The Squam Conservation Internship provides skills and experience for future conservation professionals while working as the driving force behind the SLA’s conservation mission. This unpaid volunteer internship provides hands-on conservation work experience and certifications over a broad range of activities. Interns serve as campsite hosts and caretakers at our backcountry campsites, work toward the eradication of variable milfoil, engage both youth and adults in environmental education, and perform other conservation duties such as shoreline restoration and trail maintenance and construction. Learn more about the internship program here. Squam Conservation Interns also regularly write about their experiences in the Squam Watershed.
The opportunity to band loons with the LPC was one the other interns and I could not pass up. We left SLA at 9:00 PM to go loon banding on one of the work boats, Calypso, and another smaller boat to go out and catch the loons in. The mission included tagging two adult loons and their two chicks. Going into it, I had no idea what to expect. I just figured it would probably be pretty hard to catch a loon. We arrived at Livermore cove and anchored Calypso, waiting in anticipation for it to be dark enough to begin the catch. Loons are smart birds, and if they see a boat coming up to them they’ll swim away, so, the strategy is to wait until it is dark enough so when we shine a very bright light in their direction they won’t be able to see what’s behind it.

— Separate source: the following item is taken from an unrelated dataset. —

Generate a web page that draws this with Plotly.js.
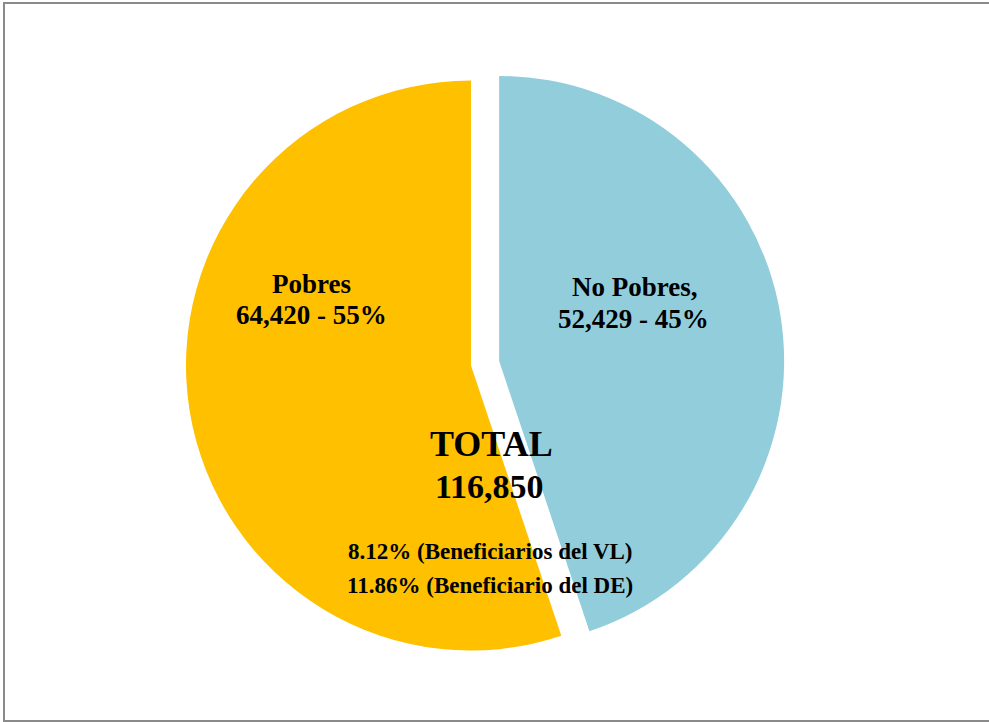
<!DOCTYPE html>
<html>
<head>
<meta charset="utf-8">
<script src="https://cdn.plot.ly/plotly-3.0.1.min.js"></script>
<style>
  html, body { margin: 0; padding: 0; background: #fff; overflow: hidden; }
  #wrap { position: relative; width: 989px; height: 722px; overflow: hidden; }
  #chart { width: 989px; height: 722px; }
  #frame { position: absolute; left: 3px; top: 2px; width: 1000px; height: 720px;
           border: 2px solid #8a8a8a; border-right: none; pointer-events: none; box-sizing: border-box; }
</style>
</head>
<body>
<div id="wrap"><div id="chart"></div><div id="frame"></div></div>
<script>
// ---- data ----
const categories = ["No Pobres", "Pobres"];
const displayLabels = ["No Pobres,", "Pobres"];
const values = [52429, 64420];
const percents = [45, 55];
const totalLabel = "TOTAL";
const totalValue = 116850;
const beneficiaryLines = ["8.12% (Beneficiarios del VL)", "11.86% (Beneficiario del DE)"];

// ---- styles ----
const colors = ["#92CDDC", "#FFC000"];
const W = 989, H = 722;
const serif = "Liberation Serif, Times New Roman, serif";
const fmt = v => v.toLocaleString("en-US");

const trace = {
  type: "pie",
  labels: categories,
  values: values,
  sort: false,
  direction: "clockwise",
  rotation: 0,
  pull: [0.1, 0],
  marker: { colors: colors, line: { width: 0 } },
  textinfo: "none",
  hoverinfo: "label+value+percent",
  showlegend: false,
  domain: { x: [71 / W, 871 / W], y: [43 / H, 670 / H] }
};

function ann(text, px, py, size) {
  return {
    xref: "paper", yref: "paper",
    x: px / W, y: 1 - py / H,
    xanchor: "center", yanchor: "middle",
    text: text, showarrow: false,
    font: { family: serif, size: size, color: "#000", weight: "bold" }
  };
}

const annotations = [
  ann(displayLabels[1], 311, 284, 27),
  ann(fmt(values[1]) + " - " + percents[1] + "%", 311, 315, 27),
  ann(displayLabels[0], 635, 287, 27),
  ann(fmt(values[0]) + " - " + percents[0] + "%", 633, 319, 27),
  ann(totalLabel, 491, 444, 36),
  ann(fmt(totalValue), 489, 486, 34),
  ann(beneficiaryLines[0], 490, 551, 23),
  ann(beneficiaryLines[1], 490, 585, 23)
];

const layout = {
  width: W, height: H,
  margin: { l: 0, r: 0, t: 0, b: 0 },
  paper_bgcolor: "#ffffff",
  plot_bgcolor: "#ffffff",
  showlegend: false,
  annotations: annotations
};

Plotly.newPlot("chart", [trace], layout, { displayModeBar: false, staticPlot: true });
</script>
</body>
</html>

Once it was dark enough five people headed out in the capture boat to fetch the first adult loon, while the rest of us stayed on Calypso trying to make out what was happening in the dark. Soon we saw the bright light skimming the surface of the water looking for the dark shadow of a loon, while fake loon calls were made to attract the loon. Quicker than expected, the light stopped moving, and I could see the glare of the loon’s eye’s reflecting with the light of the flashlight. Then the two sets of light moved closer and closer until there was only one. And then the second went out also. We knew it was a successful catch.

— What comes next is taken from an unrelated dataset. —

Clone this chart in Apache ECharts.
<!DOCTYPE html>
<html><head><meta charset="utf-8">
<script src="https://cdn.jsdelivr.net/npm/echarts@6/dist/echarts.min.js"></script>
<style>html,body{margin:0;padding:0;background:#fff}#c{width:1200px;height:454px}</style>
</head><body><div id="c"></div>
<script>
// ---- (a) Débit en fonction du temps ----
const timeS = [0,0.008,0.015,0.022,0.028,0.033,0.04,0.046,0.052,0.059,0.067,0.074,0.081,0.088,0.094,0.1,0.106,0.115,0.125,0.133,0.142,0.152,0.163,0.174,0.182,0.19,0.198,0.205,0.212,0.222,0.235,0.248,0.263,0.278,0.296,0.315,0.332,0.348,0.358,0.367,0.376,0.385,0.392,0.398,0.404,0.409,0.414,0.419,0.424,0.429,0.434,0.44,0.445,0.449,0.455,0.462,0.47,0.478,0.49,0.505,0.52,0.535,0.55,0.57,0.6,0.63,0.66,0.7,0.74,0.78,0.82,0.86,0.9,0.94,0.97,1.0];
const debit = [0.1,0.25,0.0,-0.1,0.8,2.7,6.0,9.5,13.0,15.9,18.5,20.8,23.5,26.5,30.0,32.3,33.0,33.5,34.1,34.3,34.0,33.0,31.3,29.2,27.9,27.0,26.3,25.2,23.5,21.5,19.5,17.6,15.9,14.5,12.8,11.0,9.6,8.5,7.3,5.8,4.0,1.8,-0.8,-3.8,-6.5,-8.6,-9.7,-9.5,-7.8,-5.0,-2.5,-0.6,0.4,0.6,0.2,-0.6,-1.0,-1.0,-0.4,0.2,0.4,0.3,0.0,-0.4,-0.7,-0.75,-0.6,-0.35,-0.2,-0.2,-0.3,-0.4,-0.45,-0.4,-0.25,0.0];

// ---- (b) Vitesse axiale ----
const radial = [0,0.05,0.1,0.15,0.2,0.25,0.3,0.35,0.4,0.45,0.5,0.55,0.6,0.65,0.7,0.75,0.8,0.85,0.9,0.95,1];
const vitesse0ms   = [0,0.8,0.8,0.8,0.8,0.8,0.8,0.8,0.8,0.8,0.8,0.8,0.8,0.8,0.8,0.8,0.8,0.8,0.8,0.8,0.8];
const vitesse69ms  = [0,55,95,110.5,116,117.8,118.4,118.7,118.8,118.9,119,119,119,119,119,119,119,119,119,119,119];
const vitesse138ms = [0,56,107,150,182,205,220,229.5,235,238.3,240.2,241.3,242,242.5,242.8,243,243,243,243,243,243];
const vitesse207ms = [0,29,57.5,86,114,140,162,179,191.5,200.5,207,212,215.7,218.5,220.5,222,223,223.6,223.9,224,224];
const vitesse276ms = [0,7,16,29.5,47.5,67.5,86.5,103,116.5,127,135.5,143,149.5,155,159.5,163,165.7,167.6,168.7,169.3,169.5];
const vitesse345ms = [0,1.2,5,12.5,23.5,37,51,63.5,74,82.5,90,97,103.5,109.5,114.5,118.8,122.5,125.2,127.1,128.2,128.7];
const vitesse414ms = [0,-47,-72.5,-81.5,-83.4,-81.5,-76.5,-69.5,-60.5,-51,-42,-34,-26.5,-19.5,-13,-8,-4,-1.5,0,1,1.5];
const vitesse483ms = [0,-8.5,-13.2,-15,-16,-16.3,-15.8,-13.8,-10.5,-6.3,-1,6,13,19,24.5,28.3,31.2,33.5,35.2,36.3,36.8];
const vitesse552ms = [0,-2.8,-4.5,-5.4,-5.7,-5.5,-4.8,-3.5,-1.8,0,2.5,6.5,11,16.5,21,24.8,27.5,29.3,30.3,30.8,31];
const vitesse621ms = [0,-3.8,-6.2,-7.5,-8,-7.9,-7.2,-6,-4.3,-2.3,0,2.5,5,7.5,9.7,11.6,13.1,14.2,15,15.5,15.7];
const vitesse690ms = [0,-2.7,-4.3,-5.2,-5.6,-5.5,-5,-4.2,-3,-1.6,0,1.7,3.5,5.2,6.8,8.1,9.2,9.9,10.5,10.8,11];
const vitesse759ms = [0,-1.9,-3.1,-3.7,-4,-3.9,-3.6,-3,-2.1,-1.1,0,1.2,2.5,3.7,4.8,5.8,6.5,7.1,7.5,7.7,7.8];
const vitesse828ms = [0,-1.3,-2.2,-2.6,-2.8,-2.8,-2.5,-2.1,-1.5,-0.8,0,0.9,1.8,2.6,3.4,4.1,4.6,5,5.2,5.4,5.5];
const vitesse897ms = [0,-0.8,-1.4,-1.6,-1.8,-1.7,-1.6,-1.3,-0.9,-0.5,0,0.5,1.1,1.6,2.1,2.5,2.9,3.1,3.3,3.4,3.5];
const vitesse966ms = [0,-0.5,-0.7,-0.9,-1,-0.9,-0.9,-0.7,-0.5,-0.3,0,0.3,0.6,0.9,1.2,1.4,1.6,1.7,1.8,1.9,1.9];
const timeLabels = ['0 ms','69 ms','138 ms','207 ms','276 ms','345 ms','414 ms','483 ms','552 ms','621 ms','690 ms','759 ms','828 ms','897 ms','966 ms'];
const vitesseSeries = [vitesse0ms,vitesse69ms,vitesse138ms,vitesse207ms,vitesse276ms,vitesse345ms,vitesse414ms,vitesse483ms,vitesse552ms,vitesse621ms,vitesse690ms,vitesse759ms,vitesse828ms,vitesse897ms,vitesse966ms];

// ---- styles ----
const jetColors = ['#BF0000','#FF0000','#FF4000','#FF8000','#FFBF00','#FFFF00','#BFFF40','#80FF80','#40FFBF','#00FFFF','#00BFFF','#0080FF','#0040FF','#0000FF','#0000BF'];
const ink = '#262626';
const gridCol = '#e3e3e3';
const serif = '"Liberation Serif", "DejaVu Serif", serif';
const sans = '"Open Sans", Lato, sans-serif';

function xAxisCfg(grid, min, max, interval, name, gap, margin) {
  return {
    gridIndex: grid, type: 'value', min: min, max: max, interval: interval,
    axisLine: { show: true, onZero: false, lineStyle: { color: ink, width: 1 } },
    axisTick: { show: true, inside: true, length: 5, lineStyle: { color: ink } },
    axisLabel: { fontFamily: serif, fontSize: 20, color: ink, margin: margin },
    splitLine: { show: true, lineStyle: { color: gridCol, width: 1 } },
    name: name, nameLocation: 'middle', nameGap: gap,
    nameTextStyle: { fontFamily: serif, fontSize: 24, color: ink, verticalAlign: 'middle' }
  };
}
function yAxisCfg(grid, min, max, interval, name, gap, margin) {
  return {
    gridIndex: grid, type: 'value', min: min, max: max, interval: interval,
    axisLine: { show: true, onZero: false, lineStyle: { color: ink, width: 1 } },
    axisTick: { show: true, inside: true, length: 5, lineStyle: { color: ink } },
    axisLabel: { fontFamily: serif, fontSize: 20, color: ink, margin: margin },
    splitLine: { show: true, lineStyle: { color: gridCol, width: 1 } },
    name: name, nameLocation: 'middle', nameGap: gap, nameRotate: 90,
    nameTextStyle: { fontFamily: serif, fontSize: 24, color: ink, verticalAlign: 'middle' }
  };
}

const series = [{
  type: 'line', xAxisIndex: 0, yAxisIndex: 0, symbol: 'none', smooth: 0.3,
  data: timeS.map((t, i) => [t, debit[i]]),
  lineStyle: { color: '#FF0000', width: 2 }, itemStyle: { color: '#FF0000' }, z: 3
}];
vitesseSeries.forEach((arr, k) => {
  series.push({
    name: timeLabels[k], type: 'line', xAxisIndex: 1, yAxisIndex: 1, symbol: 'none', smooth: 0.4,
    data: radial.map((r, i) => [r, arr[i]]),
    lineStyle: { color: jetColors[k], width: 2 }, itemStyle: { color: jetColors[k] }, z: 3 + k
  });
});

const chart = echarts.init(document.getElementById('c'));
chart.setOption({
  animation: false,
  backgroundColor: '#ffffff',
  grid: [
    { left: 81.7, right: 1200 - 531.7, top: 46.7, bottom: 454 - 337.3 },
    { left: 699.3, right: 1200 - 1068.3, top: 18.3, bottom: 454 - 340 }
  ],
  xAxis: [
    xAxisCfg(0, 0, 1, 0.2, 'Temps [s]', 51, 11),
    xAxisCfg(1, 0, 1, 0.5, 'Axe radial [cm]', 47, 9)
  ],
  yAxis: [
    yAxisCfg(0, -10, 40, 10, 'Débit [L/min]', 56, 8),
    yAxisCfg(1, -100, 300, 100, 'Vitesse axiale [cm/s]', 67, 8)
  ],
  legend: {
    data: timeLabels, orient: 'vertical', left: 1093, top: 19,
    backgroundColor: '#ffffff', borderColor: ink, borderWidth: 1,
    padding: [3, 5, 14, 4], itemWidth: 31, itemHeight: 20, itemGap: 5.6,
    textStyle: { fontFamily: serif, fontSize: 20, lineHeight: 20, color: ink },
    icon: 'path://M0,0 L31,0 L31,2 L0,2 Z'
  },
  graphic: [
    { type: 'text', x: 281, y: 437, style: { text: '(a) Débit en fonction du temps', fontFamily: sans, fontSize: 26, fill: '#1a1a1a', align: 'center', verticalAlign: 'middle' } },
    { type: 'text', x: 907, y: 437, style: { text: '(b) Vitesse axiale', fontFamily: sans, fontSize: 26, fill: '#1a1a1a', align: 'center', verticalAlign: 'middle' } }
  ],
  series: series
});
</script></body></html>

Once back on Calypso, EB volunteered to hold the loon while it was tagged. We all congregated around him trying to get the best view that we could, even though the loon's head was covered with a towel to keep it from seeing it’s surroundings and stressing it out more than it probably already was. I was surprised about how little movement the loon attempted, but that probably had something to do with the strong hug-like hold EB had around its body. The LPC's experienced loon banders worked as quickly as possible to put a green and silver band just above the loon’s foot, and to take a blood sample. The stress the loon was undergoing was soon evident when the loon began compulsively squirting poop all over the boat.
Soon it was time to let the loon go. We set it down in by the edge of the boat facing the direction it had come from and let it go. It quickly swam away, flapping it’s wings, and calling to it’s family.
In the next round of capture, the other parent and it’s two babies were caught. We all took turns passing around the fuzzy little babies, and getting pooped on. We could hardly mind getting pooped on because getting the opportunity to hold baby loon was well worth it, and something I will never forget.
Disclaimer: Do not try this at home.